Okay, finally I got it. I wasn't aware that dw_mmc-exynos keeps device
runtime active all the time between the driver probe() and remove().
Right, this will fix this specific case, but it isn't a generic solution,
so I will also add a comment on that, so one would not need to debug it
again if he decides to change runtime pm usage scheme in dw_mmc-exynos
in the future.

>
> ---
>   drivers/mmc/host/dw_mmc-exynos.c | 15 +++++++--------
>   1 file changed, 7 insertions(+), 8 deletions(-)
>
> diff --git a/drivers/mmc/host/dw_mmc-exynos.c b/drivers/mmc/host/dw_mmc-exynos.c
> index a84aa3f1ae85..66132f7fceed 100644
> --- a/drivers/mmc/host/dw_mmc-exynos.c
> +++ b/drivers/mmc/host/dw_mmc-exynos.c
> @@ -175,7 +175,9 @@ static int dw_mci_exynos_runtime_resume(struct device *dev)
>
>          return ret;
>   }
> +#endif /* CONFIG_PM */
>
> +#ifdef CONFIG_PM_SLEEP
>   /**
>    * dw_mci_exynos_resume_noirq - Exynos-specific resume code
>    *
> @@ -193,6 +195,8 @@ static int dw_mci_exynos_resume_noirq(struct device *dev)

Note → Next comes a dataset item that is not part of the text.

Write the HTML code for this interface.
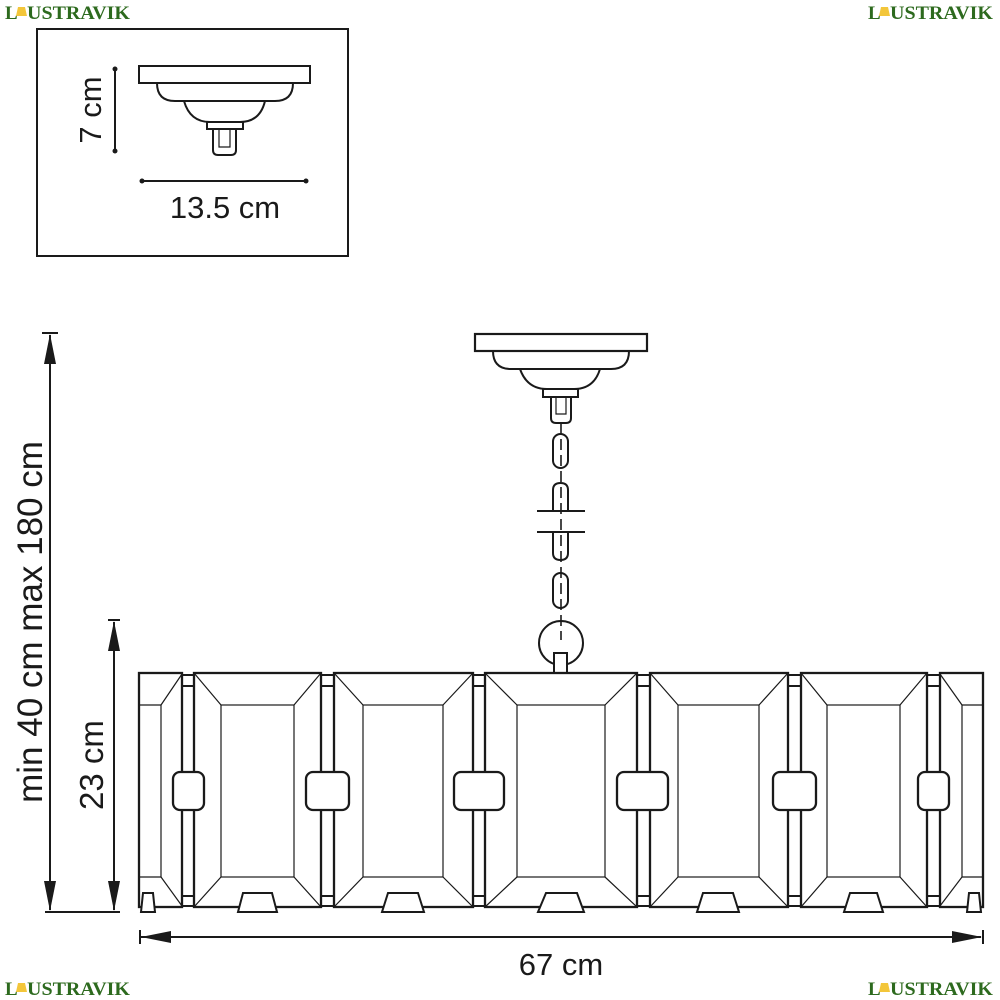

>          struct dw_mci_exynos_priv_data *priv = host->priv;
>          u32 clksel;
>
> +       pm_runtime_force_resume(dev);
> +
>          if (priv->ctrl_type == DW_MCI_TYPE_EXYNOS7 ||
>                  priv->ctrl_type == DW_MCI_TYPE_EXYNOS7_SMU)
>                  clksel = mci_readl(host, CLKSEL64);
> @@ -209,9 +213,7 @@ static int dw_mci_exynos_resume_noirq(struct device *dev)
>
>          return 0;
>   }
> -#else
> -#define dw_mci_exynos_resume_noirq     NULL
> -#endif /* CONFIG_PM */
> +#endif /* CONFIG_PM_SLEEP */
>
>   static void dw_mci_exynos_config_hs400(struct dw_mci *host, u32 timing)
>   {
> @@ -553,14 +555,11 @@ static int dw_mci_exynos_remove(struct
> platform_device *pdev)
>   }
>   static const struct dev_pm_ops dw_mci_exynos_pmops = {
> -       SET_SYSTEM_SLEEP_PM_OPS(pm_runtime_force_suspend,
> -                               pm_runtime_force_resume)

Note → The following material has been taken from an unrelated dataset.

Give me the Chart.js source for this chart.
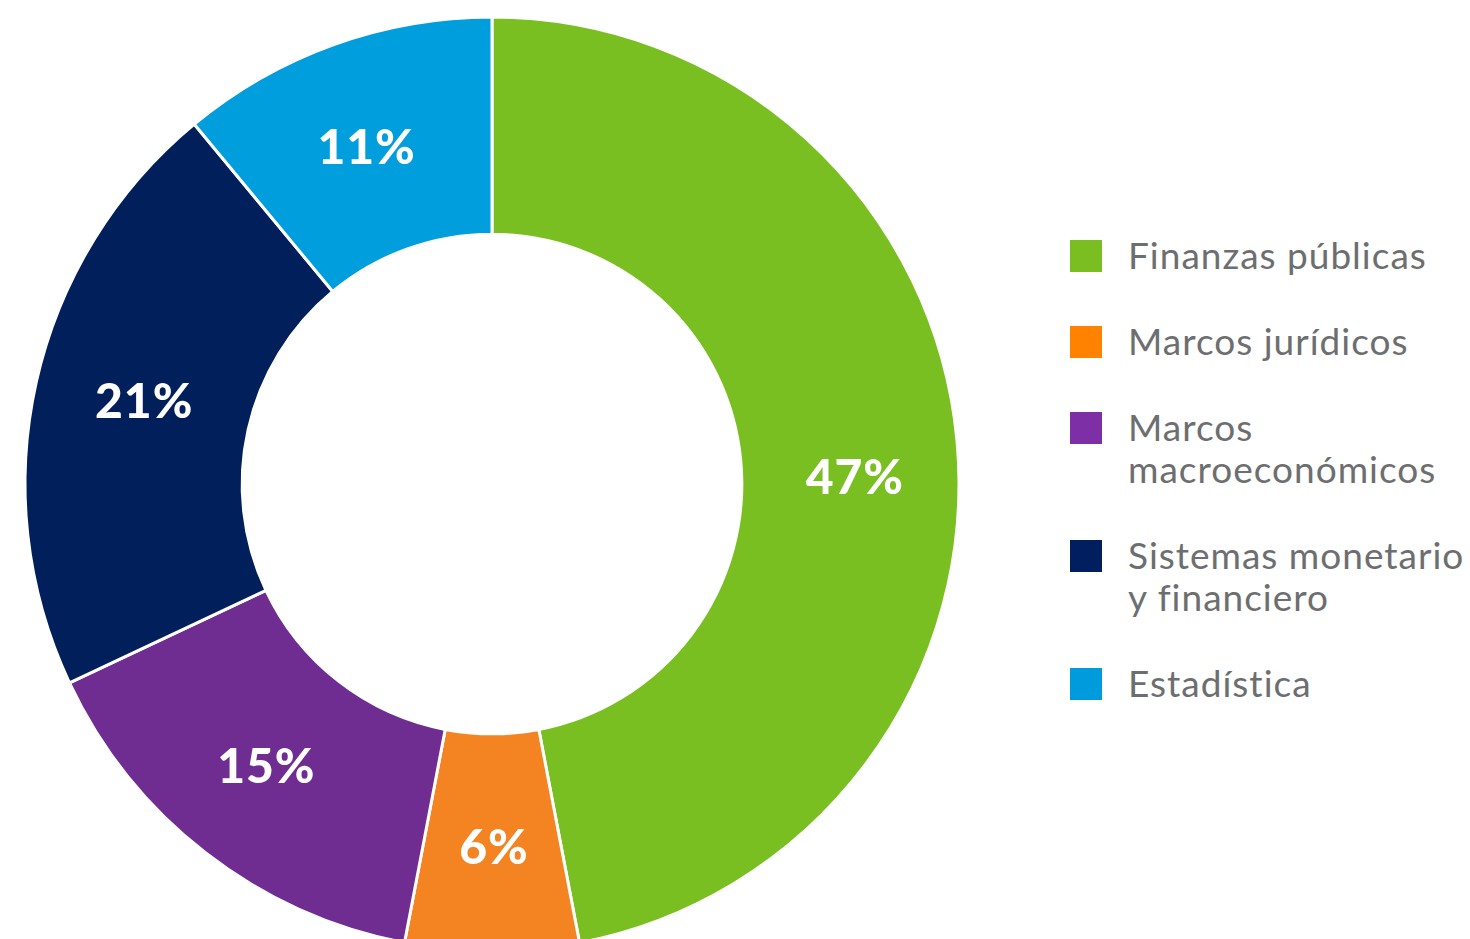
<!DOCTYPE html>
<html>
<head>
<meta charset="utf-8">
<script src="https://cdn.jsdelivr.net/npm/chart.js@4.4.1/dist/chart.umd.min.js"></script>
<style>
  html, body { margin: 0; padding: 0; background: #fff; overflow: hidden; width: 1470px; height: 939px; }
  #wrap { position: absolute; left: 0; top: 0; width: 984px; height: 968px; }
  #legend { position: absolute; left: 1070px; top: 234px; margin: 0; padding: 0; list-style: none;
    font-family: Lato, "Noto Sans", sans-serif; font-size: 37px; line-height: 42px; letter-spacing: 1px; color: #6d6e70; }
  #legend li { display: flex; align-items: flex-start; margin-bottom: 44px; white-space: nowrap; }
  #legend .box { width: 32px; height: 32px; margin-top: 6px; margin-right: 26px; flex: none; }
</style>
</head>
<body>
<div id="wrap"><canvas id="chart"></canvas></div>
<ul id="legend"></ul>
<script>
const labels = [
  ["Finanzas públicas"],
  ["Marcos jurídicos"],
  ["Marcos", "macroeconómicos"],
  ["Sistemas monetario", "y financiero"],
  ["Estadística"]
];
const shares = [47, 6, 15, 21, 11];
const sliceColors = ["#7abf21", "#f48322", "#6f2c91", "#001f5b", "#009edc"];
const legendColors = ["#7bbe22", "#ff8200", "#7d2fa5", "#011e5e", "#009bdd"];

// legend built from the same arrays
const legend = document.getElementById("legend");
labels.forEach((lines, i) => {
  const li = document.createElement("li");
  const box = document.createElement("span");
  box.className = "box";
  box.style.background = legendColors[i];
  const txt = document.createElement("span");
  txt.innerHTML = lines.join("<br>");
  li.appendChild(box);
  li.appendChild(txt);
  legend.appendChild(li);
});

// percent labels in the middle of each slice
const sliceLabels = {
  id: "sliceLabels",
  afterDatasetsDraw(chart, args, opts) {
    const ctx = chart.ctx;
    const meta = chart.getDatasetMeta(0);
    ctx.save();
    ctx.fillStyle = "#ffffff";
    ctx.font = "900 48px Lato, 'Noto Sans', sans-serif";
    ctx.letterSpacing = "1px";
    ctx.textAlign = "center";
    ctx.textBaseline = "middle";
    meta.data.forEach((arc, i) => {
      const p = arc.tooltipPosition();
      const dx = (opts.nudgeX && opts.nudgeX[i]) || 0;
      const dy = (opts.nudgeY && opts.nudgeY[i]) || 0;
      ctx.fillText(shares[i] + "%", p.x + dx, p.y + dy);
    });
    ctx.restore();
  }
};

new Chart(document.getElementById("chart"), {
  type: "doughnut",
  data: {
    labels: labels.map(l => l.join(" ")),
    datasets: [{
      data: shares,
      backgroundColor: sliceColors,
      borderColor: "#ffffff",
      borderWidth: 3,
      hoverOffset: 0
    }]
  },
  options: {
    responsive: true,
    maintainAspectRatio: false,
    animation: false,
    radius: 467,
    cutout: "53.5%",
    layout: { padding: 0 },
    plugins: {
      legend: { display: false },
      tooltip: { enabled: false },
      sliceLabels: { nudgeX: [6, 2, -6, 2, -4], nudgeY: [28, 6, 0, -3, 2] }
    }
  },
  plugins: [sliceLabels]
});
</script>
</body>
</html>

> +       SET_NOIRQ_SYSTEM_SLEEP_PM_OPS(pm_runtime_force_suspend,
> +                               dw_mci_exynos_resume_noirq)

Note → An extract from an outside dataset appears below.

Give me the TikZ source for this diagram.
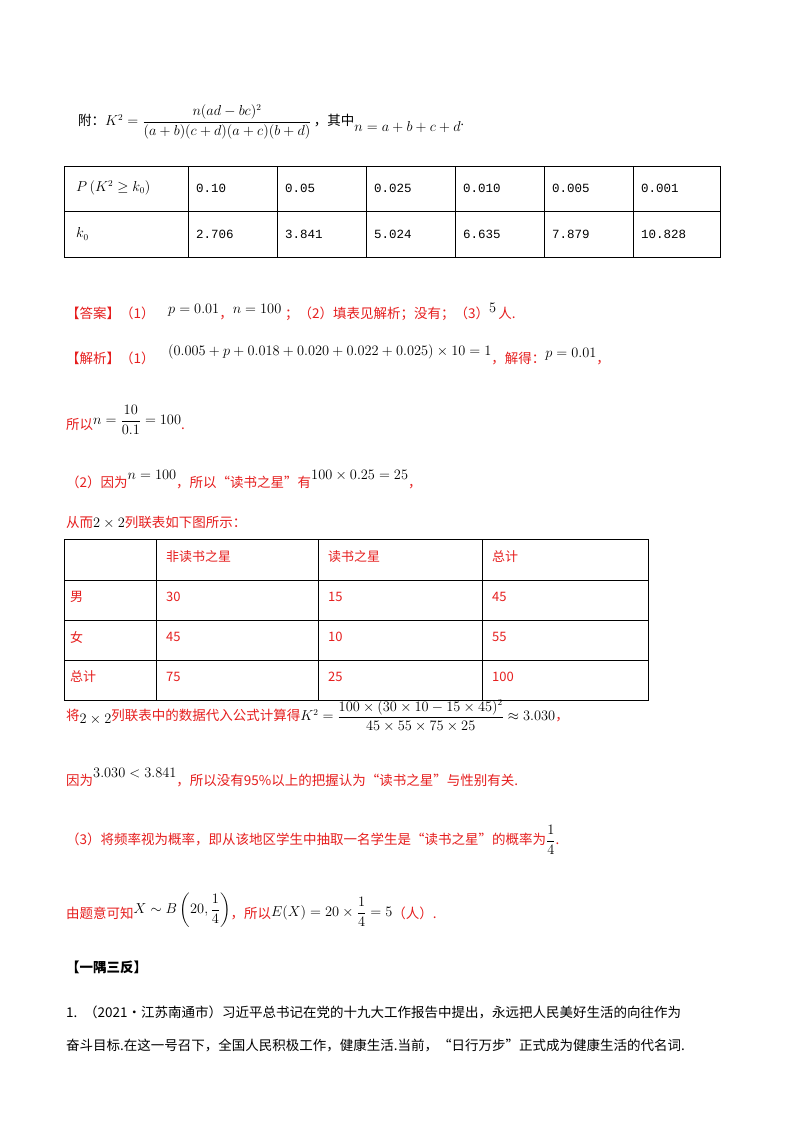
\documentclass[tikz,border=0pt]{standalone}
\usepackage{fontspec}
\usepackage{amsmath}
\setmainfont{Liberation Serif}
\newfontfamily\cjk{Noto Sans CJK SC}
\newfontfamily\mono{Liberation Mono}
\definecolor{ansred}{RGB}{230,30,30}
\begin{document}
\begin{tikzpicture}[x=1pt,y=-1pt,
  txt/.style={anchor=west,inner sep=0pt,font=\fontsize{13.5}{16}\selectfont},
  red/.style={txt,text=ansred},
  cell/.style={anchor=west,inner sep=0pt,font=\fontsize{13.5}{16}\selectfont},
  grid/.style={line width=0.8pt}]
\useasboundingbox[fill=white] (0,0) rectangle (800,1132);
% formula line
\node[txt] (a1) at (78,122) {{\cjk 附：}$K^2=\dfrac{n(ad-bc)^2}{(a+b)(c+d)(a+c)(b+d)}$\,{\cjk ，其中}\raisebox{-6pt}{$n=a+b+c+d$}.};
% table 1
\draw[grid] (64,166) rectangle (720,257);
\draw[grid] (64,211) -- (720,211);
\foreach \x in {188,277,366,455,544,633} \draw[grid] (\x,166) -- (\x,257);
\node[cell] (p) at (76,188) {$P\left(K^2\ge k_0\right)$};
\node[cell] (k) at (76,234) {$k_0$};
\foreach \x/\a/\b [count=\i] in {196/0.10/2.706,285/0.05/3.841,374/0.025/5.024,463/0.010/6.635,552/0.005/7.879,641/0.001/10.828}{
  \node[cell,font=\mono\fontsize{12.5}{14}\selectfont] (u\i) at (\x,188) {\a};
  \node[cell,font=\mono\fontsize{12.5}{14}\selectfont] (v\i) at (\x,234) {\b};}
% answer
\node[red] (b1) at (66,312) {\cjk 【答案】（1）\quad\textcolor{black}{\raisebox{5pt}{$p=0.01$}}，\textcolor{black}{\raisebox{5pt}{$n=100$}}\;；（2）填表见解析；没有；（3）\textcolor{black}{\raisebox{6pt}{$5$}}\,人.};
\node[red] (b2) at (66,355) {\cjk 【解析】（1）\quad\textcolor{black}{\raisebox{8pt}{$(0.005+p+0.018+0.020+0.022+0.025)\times10=1$}}，解得：\raisebox{6pt}{\textcolor{black}{$p=0.01$}}，};
\node[red] (b3) at (66,420) {\cjk 所以\textcolor{black}{\raisebox{5pt}{$n=\dfrac{10}{0.1}=100$}}.};
\node[red] (b4) at (66,480) {\cjk （2）因为\textcolor{black}{\raisebox{8pt}{$n=100$}}，所以“读书之星”有\textcolor{black}{\raisebox{8pt}{$100\times0.25=25$}}，};
\node[red] (b5) at (66,522) {\cjk 从而\textcolor{black}{$2\times2$}列联表如下图所示：};
% table 2
\draw[grid] (64,539) rectangle (648,700);
\foreach \y in {580,620,660} \draw[grid] (64,\y) -- (648,\y);
\foreach \x in {156,318,482} \draw[grid] (\x,539) -- (\x,700);
\foreach \y/\a/\b/\c/\d [count=\i] in {557//非读书之星/读书之星/总计,597/男/30/15/45,637/女/45/10/55,677/总计/75/25/100}{
  \node[cell,text=ansred,font=\cjk\fontsize{13}{15}\selectfont] (r\i a) at (70,\y) {\a};
  \node[cell,text=ansred,font=\cjk\fontsize{13}{15}\selectfont] (r\i b) at (166,\y) {\b};
  \node[cell,text=ansred,font=\cjk\fontsize{13}{15}\selectfont] (r\i c) at (328,\y) {\c};
  \node[cell,text=ansred,font=\cjk\fontsize{13}{15}\selectfont] (r\i d) at (492,\y) {\d};}
\node[red] (c1) at (66,716) {\cjk 将\textcolor{black}{\raisebox{-3pt}{$2\times2$}}列联表中的数据代入公式计算得\textcolor{black}{$K^2=\dfrac{100\times(30\times10-15\times45)^2}{45\times55\times75\times25}\approx3.030$}，};
\node[red] (c2) at (66,778) {\cjk 因为\textcolor{black}{\raisebox{8pt}{$3.030<3.841$}}，所以没有95\%以上的把握认为“读书之星”与性别有关.};
\node[red] (c3) at (66,840) {\cjk （3）将频率视为概率，即从该地区学生中抽取一名学生是“读书之星”的概率为\textcolor{black}{$\dfrac14$}.};
\node[red] (c4) at (66,910) {\cjk 由题意可知\textcolor{black}{\raisebox{5pt}{$X\sim B\left(20,\dfrac14\right)$}}，所以\textcolor{black}{\raisebox{2pt}{$E(X)=20\times\dfrac14=5$}}（人）.};
\node[txt] (d1) at (66,967) {\cjk\bfseries 【一隅三反】};
\node[txt] (d2) at (66,1012) {\cjk 1.\enspace（2021•江苏南通市）习近平总书记在党的十九大工作报告中提出，永远把人民美好生活的向往作为};
\node[txt] (d3) at (66,1045) {\cjk 奋斗目标.在这一号召下，全国人民积极工作，健康生活.当前，“日行万步”正式成为健康生活的代名词.};
\end{tikzpicture}
\end{document}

>          SET_RUNTIME_PM_OPS(dw_mci_runtime_suspend,
>                             dw_mci_exynos_runtime_resume,
>                             NULL)
> -       .resume_noirq = dw_mci_exynos_resume_noirq,
> -       .thaw_noirq = dw_mci_exynos_resume_noirq,
> -       .restore_noirq = dw_mci_exynos_resume_noirq,
>   };
>
>   static struct platform_driver dw_mci_exynos_pltfm_driver = {

Best regards
Ulf Hansson June 12, 2018, 10:07 a.m. UTC | #2
On 12 June 2018 at 11:52, Marek Szyprowski <m.szyprowski@samsung.com> wrote:
> Hi Ulf,
>
> On 2018-06-12 11:20, Ulf Hansson wrote:
>> On 12 June 2018 at 10:28, Marek Szyprowski <m.szyprowski@samsung.com> wrote:
>>> On 2018-06-11 14:24, Ulf Hansson wrote:
>>>> On 11 June 2018 at 11:50, Marek Szyprowski <m.szyprowski@samsung.com> wrote:
>>>>> On 2018-06-11 11:35, Ulf Hansson wrote:
>>>>>> On 11 June 2018 at 08:48, Marek Szyprowski <m.szyprowski@samsung.com> wrote:
>>>>>>> dw_mci_exynos_resume_noirq() performs DWMMC register access without
>>>>>>> ensuring that respective clocks are enabled. This might cause external
>>>>>>> abort on some systems (observed on Exynos5433 based boards). Fix this
>>>>>>> by adding needed prepare_enable/disable_unprepare calls.
>>>>>>>
>>>>>>> Signed-off-by: Marek Szyprowski <m.szyprowski@samsung.com>
>>>>>>> ---
>>>>>>>     drivers/mmc/host/dw_mmc-exynos.c | 6 ++++++
>>>>>>>     1 file changed, 6 insertions(+)
>>>>>>>
>>>>>>> diff --git a/drivers/mmc/host/dw_mmc-exynos.c b/drivers/mmc/host/dw_mmc-exynos.c
>>>>>>> index 3164681108ae..6125b68726b0 100644
>>>>>>> --- a/drivers/mmc/host/dw_mmc-exynos.c
>>>>>>> +++ b/drivers/mmc/host/dw_mmc-exynos.c
>>>>>>> @@ -193,6 +193,9 @@ static int dw_mci_exynos_resume_noirq(struct device *dev)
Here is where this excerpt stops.